HUKUM PERJANJIAN
HUKUM
PERJANJIAN
HUKUM PERJANJIAN PENGERTIAN HUKUM PERJANJIAN Dalam
Pasal 1313 KUHPerdata, perjanjian adalah suatu perbuatan di mana satu orang
atau lebih mengikatkan diri terhadap satu orang lain atau lebih. Pengertian ini
mengundang kritik dari banyak ahli hukum, karena menimbulkan penafsiran bahwa
perjanjian tersebut yang bersifat sepihak, padahal dalam perjanjian harus
terdapat interaksi aktif yang bersifat timbal balik di kedua belah pihak untuk
melaksanakan hak dan kewajiban masing-masing. Beberapa ahli hukum mempunyai
pendapat yang berbeda-beda mengenai pengertian perjanjian, seperti :
-
Abdulkadir Muhammad mengemukakan bahwa perjanjian
adalah suatu persetujuan dengan dua orang atau lebih saling mengikatkan diri
untuk melaksanakan suatu hal mengenai harta kekayaan.
-
Ahli hukum lain
mengemukakan bahwa suatu perjanjian adalah suatu peristiwa dimana seorang
berjanji kepada seseorang yang lain atau dimana dua orang itu saling berjanji
untuk melaksanakan suatu hal yang menimbulkan perikatan berupa suatu rangkaian
perkataan yang mengandung janji-janji atau kesanggupan yang diucapkan atau
ditulis.
- J.Satrio
perjanjian dapat mempunyai dua arti, yaitu arti luas dan arti sempit, dalam
arti luas suatu perjanjian berarti setiap perjanjian yang
menimbulkan akibat hukum sebagai yang dikehendaki oleh para pihak termasuk
didalamnya perkawinan, perjanjian kawin, dll, dan dalam arti sempit perjanjian
disini berarti hanya ditujukan kepada hubungan-hubungan hukum dalam lapangan
hukum kekayaan saja, seperti yang dimaksud oleh buku III kitab undang-undang
hukum perdata. STANDAR KONTRAK Istilah perjanjian baku berasal dari terjemahan
dari bahasa Inggris, yaitu standard contract.
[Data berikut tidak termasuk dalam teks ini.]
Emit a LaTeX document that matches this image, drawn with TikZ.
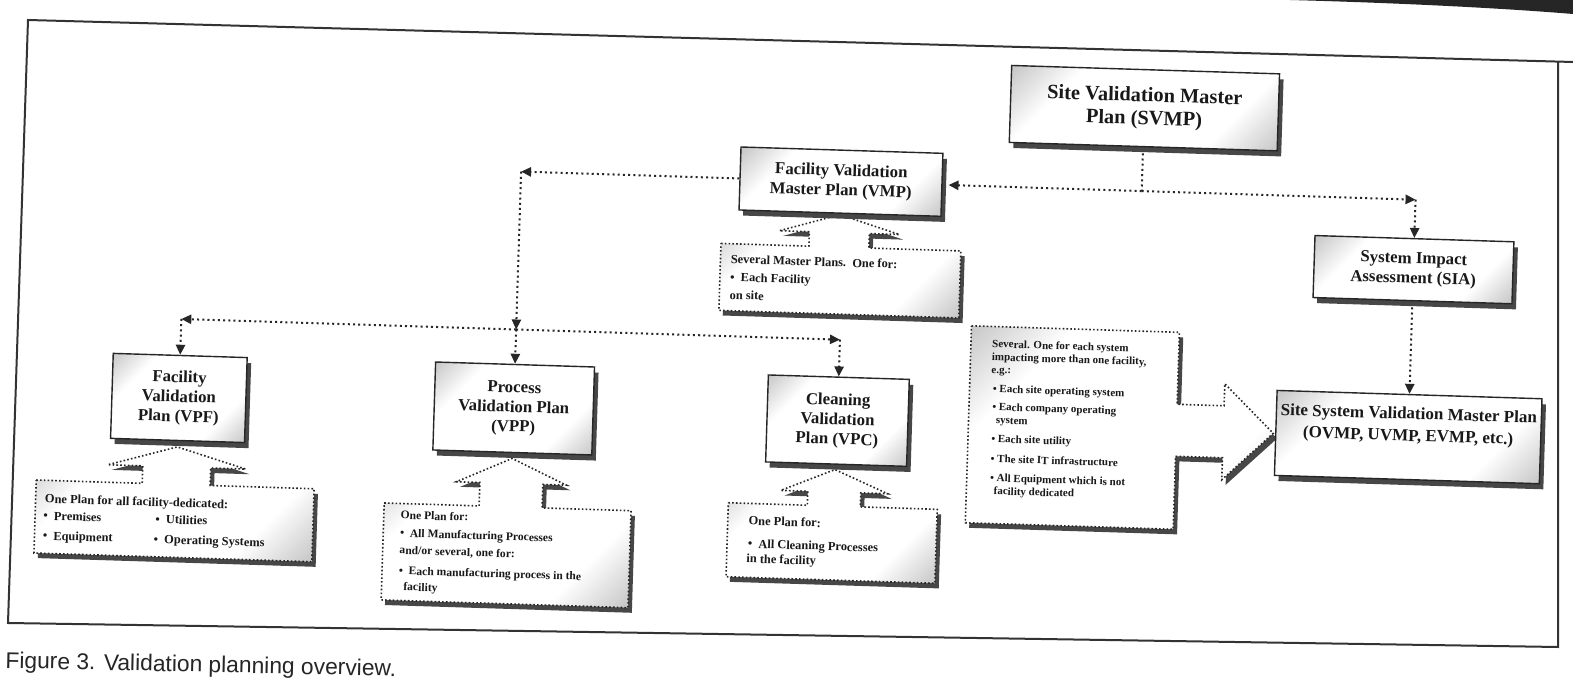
\documentclass[tikz,border=0pt]{standalone}
\usepackage{fontspec}
\setmainfont{Liberation Serif}
\newfontfamily\capfont{Liberation Sans}
\usetikzlibrary{arrows.meta,shadows}
\pgfdeclarehorizontalshading{cornerfade}{100bp}{color(0bp)=(black!45); color(30bp)=(white); color(70bp)=(white); color(100bp)=(black!45)}
\newcommand\upcall[9]{%
  \fill[shadowfill,shift={(4,5)}] (#1,#3) -- ({#5-#6},#3) -- ({#5-#6},#8) -- ({#5-#7},#8) -- (#5,#9) -- ({#5+#7},#8) -- ({#5+#6},#8) -- ({#5+#6},#3) -- (#2,#3) -- (#2,#4) -- (#1,#4) -- cycle;
  \path[callout] (#1,#3) -- ({#5-#6},#3) -- ({#5-#6},#8) -- ({#5-#7},#8) -- (#5,#9) -- ({#5+#7},#8) -- ({#5+#6},#8) -- ({#5+#6},#3) -- (#2,#3) -- (#2,#4) -- (#1,#4) -- cycle;}
\begin{document}
\begin{tikzpicture}[x=0.5pt,y=-0.5pt,
  shadowfill/.style={fill=black!72},
  callout/.style={shade, shading=cornerfade, shading angle=-45, draw=black!85, line width=0.8pt, dash pattern=on 0.8pt off 1.1pt},
  conn/.style={draw=black!85, line width=1pt, dash pattern=on 1pt off 1.6pt, -{Triangle[length=5pt,width=4.6pt]}},
  plainconn/.style={draw=black!85, line width=1pt, dash pattern=on 1pt off 1.6pt},
  box/.style={draw=black!85, line width=0.7pt, shade, shading=cornerfade, shading angle=-45,
    drop shadow={shadow xshift=2pt, shadow yshift=-2.8pt, opacity=1, fill=black!72},
    align=center, inner sep=0pt, text=black!90, font=\bfseries\fontsize{8.4}{9.8}\selectfont},
  note/.style={anchor=base west, inner sep=0pt, text=black!90, font=\bfseries\fontsize{6.2}{7}\selectfont},
  notesm/.style={note, font=\bfseries\fontsize{5.8}{8}\selectfont},
  notexs/.style={note, font=\bfseries\fontsize{5.5}{7}\selectfont},
  frame/.style={draw=black!80, line width=1pt}
]
\useasboundingbox (0,0) rectangle (1573,678);
\fill[white] (0,0) rectangle (1573,678);
% scan edge and frame
\fill[black!85] (1290,0) -- (1573,0) -- (1573,14) .. controls (1500,8) and (1400,3) .. (1290,0) -- cycle;
\draw[frame] (1573,62) -- (28,20) -- (8,623) -- (1558,647) -- (1558,61.6);
\node[anchor=base west, inner sep=0pt, rotate=-1.2, text=black!85, font=\capfont\fontsize{11.4}{13}\selectfont] (cap) at (5,668) {Figure 3. Validation planning overview.};

\begin{scope}[rotate around={-1.8:(786,339)}, transform shape]
% callouts
\upcall{718}{958}{245.5}{312.5}{836}{30}{60}{231}{213}
\upcall{41}{319}{503.5}{576.5}{181}{34}{69}{486}{466}
\upcall{389.5}{636.5}{515.5}{612.5}{516}{31.5}{55}{492}{467}
\upcall{733.5}{942.5}{504.5}{578.5}{839}{26.5}{53.5}{490.5}{468}
\fill[shadowfill,shift={(4,5)}] (971,320) -- (1179,320) -- (1179,392) -- (1226,392) -- (1226,370) -- (1276,418) -- (1226,466) -- (1226,444) -- (1179,444) -- (1179,517) -- (971,517) -- cycle;
\path[callout] (971,320) -- (1179,320) -- (1179,392) -- (1226,392) -- (1226,370) -- (1276,418) -- (1226,466) -- (1226,444) -- (1179,444) -- (1179,517) -- (971,517) -- cycle;

% boxes
\node[box, minimum width=134pt, minimum height=38.5pt, font=\bfseries\fontsize{10.2}{11.5}\selectfont] (svmp) at (1137,97) {Site Validation Master\\Plan (SVMP)};
\node[box, minimum width=101pt, minimum height=31.5pt] (vmp) at (836,180) {Facility Validation\\Master Plan (VMP)};
\node[box, minimum width=99.5pt, minimum height=31pt] (sia) at (1411,250) {System Impact\\Assessment (SIA)};
\node[box, minimum width=67pt, minimum height=42.5pt] (vpf) at (181,417) {Facility\\Validation\\Plan (VPF)};
\node[box, minimum width=79.5pt, minimum height=44pt] (vpp) at (516,417) {Process\\Validation Plan\\(VPP)};
\node[box, minimum width=70.5pt, minimum height=43.5pt] (vpc) at (840,419) {Cleaning\\Validation\\Plan (VPC)};
\node[box, minimum width=132.5pt, minimum height=42.5pt] (ssvmp) at (1411,417.5) {};
\node[anchor=north, align=center, inner sep=0pt, text=black!90, font=\bfseries\fontsize{8.5}{11}\selectfont] (ssvmpt) at ([yshift=-6.5pt]ssvmp.north) {Site System Validation Master Plan\\(OVMP, UVMP, EVMP, etc.)};

% connectors
\coordinate (j1) at (1137,180);
\coordinate (cr) at (1411,180);
\coordinate (cl) at (516,180);
\coordinate (j2) at (516,338);
\coordinate (cll) at (181,338);
\coordinate (clr) at (840,338);
\draw[plainconn] ([yshift=-3pt]svmp.south) -- (j1);
\draw[conn] (j1) -- ([xshift=3pt]vmp.east);
\draw[conn] (j1) -- (cr);
\draw[conn] (cr) -- (sia.north);
\draw[conn] ([yshift=-3pt]sia.south) -- (ssvmp.north);
\draw[conn] (vmp.west) -- (cl);
\draw[conn] (cl) -- (j2);
\draw[conn] (j2) -- (vpp.north);
\draw[conn] (j2) -- (cll);
\draw[conn] (cll) -- (vpf.north);
\draw[conn] (j2) -- (clr);
\draw[conn] (clr) -- (vpc.north);

% note texts
\node[note] (nA1) at (728,265) {Several Master Plans.\ \ One for:};
\node[note] (nA2) at (728,283) {•\ \ Each Facility};
\node[note] (nA3) at (728,301) {on site};

\node[note] (nB1) at (50,526) {One Plan for all facility-dedicated:};
\node[note] (nB2) at (49,543) {•\ \ Premises};
\node[note] (nB3) at (161,543) {•\ \ Utilities};
\node[note] (nB4) at (49,563) {•\ \ Equipment};
\node[note] (nB5) at (160,563) {•\ \ Operating Systems};

\node[notesm] (nC1) at (406,531) {One Plan for:};
\node[notesm] (nC2) at (406,549) {•\ \ All Manufacturing Processes};
\node[notesm] (nC3) at (406,566) {and/or several, one for:};
\node[notesm, anchor=north west, align=left] (nC4) at (406,578) {•\ \ Each manufacturing process in the\\\hspace*{2.5pt}facility};

\node[note] (nD1) at (754,526) {One Plan for:};
\node[note] (nD2) at (754,549) {•\ \ All Cleaning Processes};
\node[note] (nD3) at (753,564) {in the facility};

\node[notexs] (nE1) at (992,341) {Several. One for each system};
\node[notexs] (nE2) at (992,354) {impacting more than one facility,};
\node[notexs] (nE3) at (992,367) {e.g.:};
\node[notexs] (nE4) at (994,386) {• Each site operating system};
\node[notexs] (nE5) at (994,404) {• Each company operating};
\node[notexs] (nE6) at (998,417) {system};
\node[notexs] (nE7) at (994,436) {• Each site utility};
\node[notexs] (nE8) at (994,456) {• The site IT infrastructure};
\node[notexs] (nE9) at (994,475) {• All Equipment which is not};
\node[notexs] (nE10) at (998,488) {facility dedicated};
\end{scope}
\end{tikzpicture}
\end{document}
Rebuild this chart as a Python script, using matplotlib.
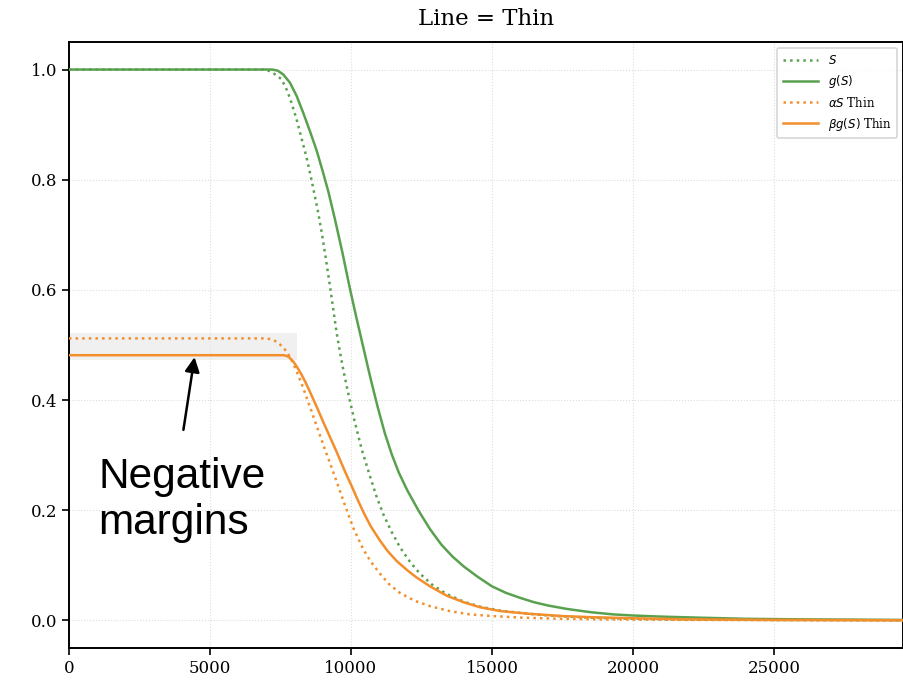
import matplotlib
matplotlib.use("Agg")
import matplotlib.pyplot as plt
from matplotlib.patches import Rectangle

# ---- data ----
x_S = [0, 6900, 7128, 7350, 7541, 7700, 7837, 7955, 8074, 8167, 8251, 8369, 8480, 8600, 8700, 8820,
       8960, 9100, 9255, 9400, 9492, 9600, 9728, 9850, 9964, 10142, 10379, 10674, 10900, 11145, 11450,
       11737, 12100, 12446, 12900, 13393, 14000, 14574, 15283, 16111, 17000, 17660, 18500, 20000,
       22000, 25000, 29580]
S = [1.0, 1.0, 0.997, 0.990, 0.982, 0.966, 0.948, 0.929, 0.909, 0.891, 0.874, 0.852, 0.828, 0.800,
     0.775, 0.745, 0.705, 0.660, 0.607, 0.555, 0.522, 0.490, 0.455, 0.425, 0.398, 0.359, 0.311, 0.262,
     0.226, 0.193, 0.160, 0.133, 0.106, 0.085, 0.064, 0.048, 0.034, 0.025, 0.018, 0.013, 0.009, 0.007,
     0.005, 0.003, 0.0015, 0.0007, 0.0002]

x_g = [0, 7200, 7400, 7600, 7837, 8074, 8310, 8546, 8783, 9000, 9200, 9433, 9700, 9964, 10200, 10450,
       10700, 10950, 11200, 11450, 11700, 12000, 12400, 12800, 13200, 13600, 14000, 14500, 15000, 15500,
       16000, 16500, 17000, 17650, 18500, 19300, 20000, 21000, 22400, 24000, 26000, 29580]
g = [1.0, 1.0, 0.998, 0.991, 0.976, 0.952, 0.921, 0.888, 0.853, 0.815, 0.778, 0.728, 0.667, 0.602,
     0.548, 0.493, 0.438, 0.387, 0.340, 0.301, 0.268, 0.236, 0.199, 0.166, 0.138, 0.116, 0.098, 0.079,
     0.062, 0.050, 0.041, 0.033, 0.027, 0.021, 0.015, 0.011, 0.009, 0.007, 0.005, 0.003, 0.002, 0.001]

x_aS = [0, 7000, 7200, 7364, 7550, 7718, 7850, 7955, 8075, 8191, 8300, 8450, 8600, 8783, 8950, 9078,
        9255, 9492, 9787, 10083, 10437, 10700, 11028, 11350, 11737, 12250, 12801, 13500, 14219, 15000,
        16111, 17500, 19000, 22000, 29580]
aS = [0.512, 0.512, 0.510, 0.506, 0.498, 0.488, 0.477, 0.466, 0.452, 0.437, 0.423, 0.401, 0.380, 0.353,
      0.329, 0.310, 0.286, 0.252, 0.209, 0.168, 0.129, 0.107, 0.085, 0.066, 0.050, 0.036, 0.026, 0.017,
      0.011, 0.008, 0.005, 0.003, 0.002, 0.001, 0.0002]

x_bg = [0, 7600, 7700, 7800, 7955, 8100, 8250, 8400, 8546, 8783, 9019, 9255, 9492, 9800, 10024, 10230,
        10437, 10700, 11028, 11300, 11619, 12000, 12328, 12800, 13393, 14000, 14574, 15300, 16348, 17500,
        18500, 20000, 22000, 25000, 29580]
bg = [0.4815, 0.4815, 0.4805, 0.478, 0.470, 0.459, 0.446, 0.431, 0.415, 0.388, 0.360, 0.333, 0.306,
      0.269, 0.244, 0.220, 0.197, 0.171, 0.145, 0.126, 0.108, 0.091, 0.078, 0.062, 0.045, 0.033, 0.024,
      0.017, 0.012, 0.008, 0.006, 0.004, 0.002, 0.001, 0.0003]

x_ticks = [0, 5000, 10000, 15000, 20000, 25000]
y_ticks = [0.0, 0.2, 0.4, 0.6, 0.8, 1.0]

GREEN = '#59a14f'
ORANGE = '#f28e2b'

plt.rcParams['font.family'] = ['DejaVu Serif']
fig = plt.figure(figsize=(9.04, 6.85), dpi=100)
ax = fig.add_axes([0.0763, 0.054, 0.9227, 0.8847])

# highlighted region
ax.add_patch(Rectangle((0, 0.472), 8100, 0.05, facecolor='#e6e6e6', alpha=0.6,
                       edgecolor='none', zorder=1))

ax.plot(x_S, S, ':', color=GREEN, lw=1.8, label='$S$', zorder=3)
ax.plot(x_g, g, '-', color=GREEN, lw=1.8, label='$g(S)$', zorder=3)
ax.plot(x_aS, aS, ':', color=ORANGE, lw=1.8, label=r'$\alpha S$ Thin', zorder=3)
ax.plot(x_bg, bg, '-', color=ORANGE, lw=1.8, label=r'$\beta g(S)$ Thin', zorder=3)

ax.set_xlim(0, 29580)
ax.set_ylim(-0.05, 1.05)
ax.set_xticks(x_ticks)
ax.set_yticks(y_ticks)
ax.set_yticklabels([f'{v:.1f}' for v in y_ticks])
ax.tick_params(labelsize=12, length=5, width=1.2, direction='out')
ax.grid(True, color='#dddddd', lw=0.8, ls=':')
ax.set_axisbelow(True)
for sp in ax.spines.values():
    sp.set_linewidth(1.4)
    sp.set_color('black')

ax.set_title('Line = Thin', fontsize=16.5, pad=12)

leg = ax.legend(loc='upper right', fontsize=8.5, frameon=True, fancybox=True,
                edgecolor='#cccccc', borderpad=0.5, handlelength=3.0)
leg.get_frame().set_linewidth(1.2)

ax.annotate('', xy=(4468, 0.483), xytext=(4043, 0.341),
            arrowprops=dict(arrowstyle='-|>', color='black', lw=1.8, mutation_scale=22))
ax.text(1050, 0.14, 'Negative\nmargins', fontsize=30.5, family='Liberation Sans',
        ha='left', va='bottom', linespacing=1.2)

fig.savefig('out.png', dpi=100)
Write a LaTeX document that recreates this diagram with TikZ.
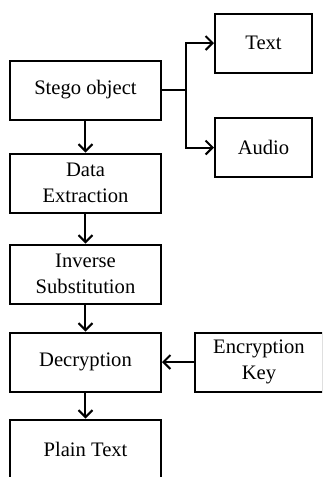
\documentclass[tikz,border=0pt]{standalone}
\usepackage{fontspec}
\setmainfont{Liberation Serif}
\usetikzlibrary{positioning}
\usetikzlibrary{arrows.meta}

\begin{document}
\begin{tikzpicture}[
            block/.style={
                draw,
                line width=1pt,
                align=center,
                font=\fontsize{10.3}{13}\selectfont,
                minimum width=75.5pt,
                minimum height=29.5pt
            },
            side/.style={
                block,
                minimum width=48.5pt
            },
            flecha/.style={-{Straight Barb[length=3.5pt,width=7pt]}, line width=1pt}
        ]

        \path[use as bounding box] (-42.75pt,45pt) rectangle (118.25pt,-193.5pt);
        \clip (-42.75pt,45pt) rectangle (118.25pt,-193.5pt);

        \node[block] (stego) at (0,0) {Stego object};

        \node[side, right = 26pt of stego, yshift=23.5pt] (texto) {Text};
        \node[side, right = 26pt of stego, yshift=-28.75pt] (audio) {Audio};

        \node[block, below = 16pt of stego] (extraccion)
            {Data\\
            Extraction};

        \node[block, below = 15pt of extraccion] (sustitucion)
            {Inverse\\
            Substitution};

        \node[block, below = 13.5pt of sustitucion] (descifrado) {Decryption};

        \node[block, minimum width=64pt, right = 16pt of descifrado] (clave)
            {Encryption\\
            Key};

        \node[block, below = 13pt of descifrado] (plano) {Plain Text};

        \coordinate[right = 12pt of stego.east] (rama);

        \draw[line width=1pt] (stego) -- (rama);
        \draw[flecha] (rama) |- (texto);
        \draw[flecha] (rama) |- (audio);
        \draw[flecha] (stego) -- (extraccion);
        \draw[flecha] (extraccion) -- (sustitucion);
        \draw[flecha] (sustitucion) -- (descifrado);
        \draw[flecha] (clave) -- (descifrado);
        \draw[flecha] (descifrado) -- (plano);

    \end{tikzpicture}
\end{document}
Standar kontrak merupakan
perjanjian yang telah ditentukan dan dituangkan dalam bentuk formulir.
Jenis-jenis kontrak
Tentang jenis-jenis kontrak KUHP tidak secara khusus
mengaturnya. Penggolongan yang umum dikenal ialah penggolongan kedalam kontrak
timbal balik atau kontrak asas beban, dan kontrak sepihak atau kontrak tanpa
beban atau kontrak cuma-cuma.
-
Kontrak
timbal balik merupakan perjanjian yang didalamnya masing-masing pihak
menyandang status sebagai berhak dan berkewajiban atau sebagai kreditur dan
debitur secara timbal balik, kreditur pada pihak yang satu maka bagi pihak
lainnya adalah sebagai debitur, begitu juga sebaliknya.
-
Kontrak
sepihak merupakan perjanjian yang mewajibkan pihak yang satu untuk berprestasi
dan memberi hak pada yang lain untuk menerima prestasi. Contohnya perjanjian
pemberian kuasa dengan cuma-cuma, perjanjian pinjam pakai cuma-cuma, perjanjian
pinjam pengganti cuma-cuma, dan penitipan barang dengan cuma-cuma.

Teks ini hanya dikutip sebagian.